The FDA has established about 300 standards of identity for various food products ranging from macaroni to margarine; see for yourself at 21 C.F.R. § 131 to 169. Likewise, the USDA has established numerous standards of identity for meat and poultry products, located at 9 C.F.R. § 319 and 9 C.F.R. § 381.155-381.174.
Food companies need to pay attention to these standards because failing to follow them can render a product misbranded under the Federal Food Drug & Cosmetics Act, 21 U.S.C. § 340(g), the Federal Meat Inspection Act, 21 U.S.C. § 601(n)(7), or the Poultry Products Inspection Act, 21 U.S.C. § 453(h)(7), depending on the product. Violating a standard of identity could put your company on the FDA’s or the USDA’s enforcement radar, or even trigger a consumer fraud lawsuit.

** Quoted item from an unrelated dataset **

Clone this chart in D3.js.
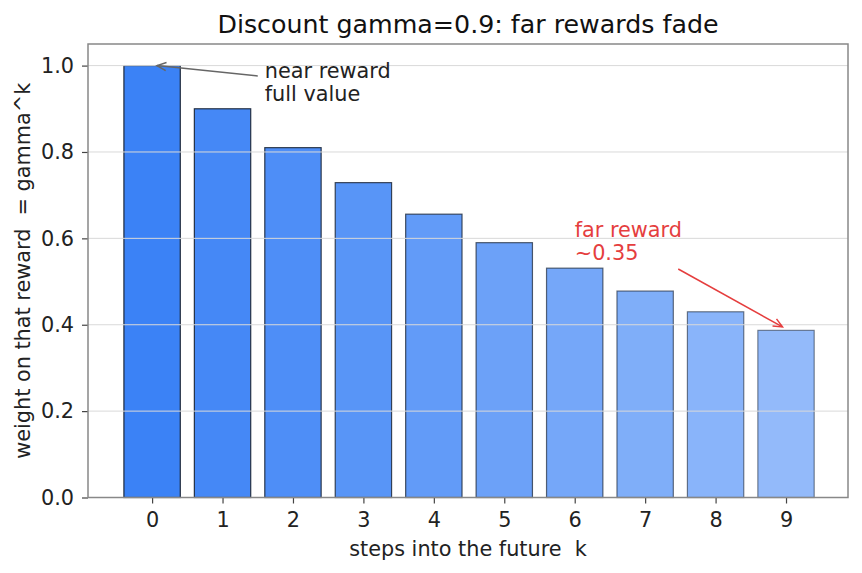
<!DOCTYPE html>
<html>
<head>
<meta charset="utf-8">
<script src="https://cdn.jsdelivr.net/npm/d3@7/dist/d3.min.js"></script>
<style>
  body { margin: 0; background: #fff; }
  svg { font-family: "DejaVu Sans", sans-serif; }
  svg text { white-space: pre; }
</style>
</head>
<body>
<div id="chart"></div>
<script>
// data
const steps = [0, 1, 2, 3, 4, 5, 6, 7, 8, 9]
const weights = [1.0, 0.9, 0.81, 0.729, 0.656, 0.590, 0.531, 0.478, 0.430, 0.387]
const yTicks = [0.0, 0.2, 0.4, 0.6, 0.8, 1.0]

// annotations in data coordinates
const notes = [
  { lines: ['near reward', 'full value'], tx: 1.6, ty: 0.917, from: [1.5, 0.976], to: [0.07, 1.0], color: '#666666', textColor: '#222222' },
  { lines: ['far reward', '~0.35'], tx: 6.0, ty: 0.551, from: [7.47, 0.529], to: [8.95, 0.395], color: '#e53e3e', textColor: '#e53e3e' }
]

const W = 862
const H = 573
const margin = { left: 88, right: 14, top: 44, bottom: 75.5 }
const plotW = W - margin.left - margin.right
const plotH = H - margin.top - margin.bottom
const fs = 20.8

const svg = d3.select('#chart').append('svg')
  .attr('width', W)
  .attr('height', H)

const g = svg.append('g')
  .attr('transform', 'translate(' + margin.left + ',' + margin.top + ')')

const x = d3.scaleLinear().domain([-0.91, 9.88]).range([0, plotW])
const y = d3.scaleLinear().domain([0, 1.05]).range([plotH, 0])

// bars, fading alpha with k
const barW = x(0.8) - x(0)
g.selectAll('rect.bar')
  .data(steps)
  .enter().append('rect')
  .attr('class', 'bar')
  .attr('x', d => x(d) - barW / 2)
  .attr('y', (d, i) => y(weights[i]))
  .attr('width', barW)
  .attr('height', (d, i) => y(0) - y(weights[i]))
  .style('fill', '#3b82f6')
  .style('fill-opacity', d => 1 - 0.05 * d)
  .style('stroke', '#1e293b')
  .style('stroke-opacity', d => 1 - 0.05 * d)
  .style('stroke-width', 1.2)

// grid on top of bars
g.selectAll('line.grid')
  .data(yTicks.slice(1))
  .enter().append('line')
  .attr('class', 'grid')
  .attr('x1', 0)
  .attr('x2', plotW)
  .attr('y1', d => y(d))
  .attr('y2', d => y(d))
  .style('stroke', '#d9d9d9')
  .style('stroke-width', 1)

// axes
const yAxis = g.append('g')
  .call(d3.axisLeft(y).tickValues(yTicks).tickFormat(d3.format('.1f')).tickSize(6).tickPadding(8))
const xAxis = g.append('g')
  .attr('transform', 'translate(0,' + plotH + ')')
  .call(d3.axisBottom(x).tickValues(steps).tickFormat(d3.format('d')).tickSize(6).tickPadding(9))

for (const ax of [yAxis, xAxis]) {
  ax.select('.domain').remove()
  ax.selectAll('.tick line').style('stroke', '#444').style('stroke-width', 1.2)
  ax.selectAll('.tick text').style('font-size', fs + 'px').style('fill', '#222').style('font-family', '"DejaVu Sans", sans-serif')
}

// frame
g.append('rect')
  .attr('width', plotW)
  .attr('height', plotH)
  .style('fill', 'none')
  .style('stroke', '#888')
  .style('stroke-width', 1.5)

// titles
svg.append('text')
  .attr('x', margin.left + plotW / 2)
  .attr('y', 33)
  .attr('text-anchor', 'middle')
  .style('font-size', '25.3px')
  .style('fill', '#111')
  .text('Discount gamma=0.9: far rewards fade')

svg.append('text')
  .attr('x', margin.left + plotW / 2)
  .attr('y', 556)
  .attr('text-anchor', 'middle')
  .style('font-size', fs + 'px')
  .style('fill', '#222')
  .text('steps into the future  k')

svg.append('text')
  .attr('transform', 'translate(30,' + (margin.top + plotH / 2) + ') rotate(-90)')
  .attr('text-anchor', 'middle')
  .style('font-size', fs + 'px')
  .style('fill', '#222')
  .text('weight on that reward  = gamma^k')

// annotations
function arrow (sel, p0, p1, color) {
  const x0 = x(p0[0]); const y0 = y(p0[1])
  const x1 = x(p1[0]); const y1 = y(p1[1])
  const a = Math.atan2(y1 - y0, x1 - x0)
  const len = 10
  const spread = 0.42
  sel.append('line')
    .attr('x1', x0).attr('y1', y0).attr('x2', x1).attr('y2', y1)
    .style('stroke', color).style('stroke-width', 1.5)
  sel.append('path')
    .attr('d', 'M' + (x1 - len * Math.cos(a - spread)) + ',' + (y1 - len * Math.sin(a - spread)) +
      'L' + x1 + ',' + y1 +
      'L' + (x1 - len * Math.cos(a + spread)) + ',' + (y1 - len * Math.sin(a + spread)))
    .style('fill', 'none').style('stroke', color).style('stroke-width', 1.5)
}

notes.forEach(n => {
  const ng = g.append('g')
  arrow(ng, n.from, n.to, n.color)
  n.lines.forEach((t, i) => {
    ng.append('text')
      .attr('x', x(n.tx))
      .attr('y', y(n.ty) - (n.lines.length - 1 - i) * 23)
      .style('font-size', fs + 'px')
      .style('fill', n.textColor)
      .text(t)
  })
})
</script>
</body>
</html>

So why ask if almonds can lactate? The standard of identity for milk says, among other things, it is “the lacteal secretion, practically free from colostrum, obtained by the complete milking of one or more healthy cows.” See 21 C.F.R. § 131.110. The dairy industry has been complaining for years that the FDA has not enforced this standard with respect to products like “almondmilk,” “ricemilk,” or “soymilk,” a fact FDA commissioner Scott Gottleib recently recognized at a Politico Pro Summit. This issue prompted Gottlieb to quip that: “An almond doesn’t lactate, I will confess.”
But this non-enforcement may soon change; the FDA is currently reviewing the “wide variety of plant-based foods that are being positioned in the marketplace as substitutes for standardized dairy products” which are using “traditional dairy terms . . . in the name of the product."
On July 26, 2018 the FDA held a “Public Meeting to Discuss the FDA’s Nutrition Innovation Strategy,” covering modernizing standards of identity and requested comments on the issue by August 27, 2018. The FDA is open to hearing comments on enforcement of standards as well as revisions to current standards.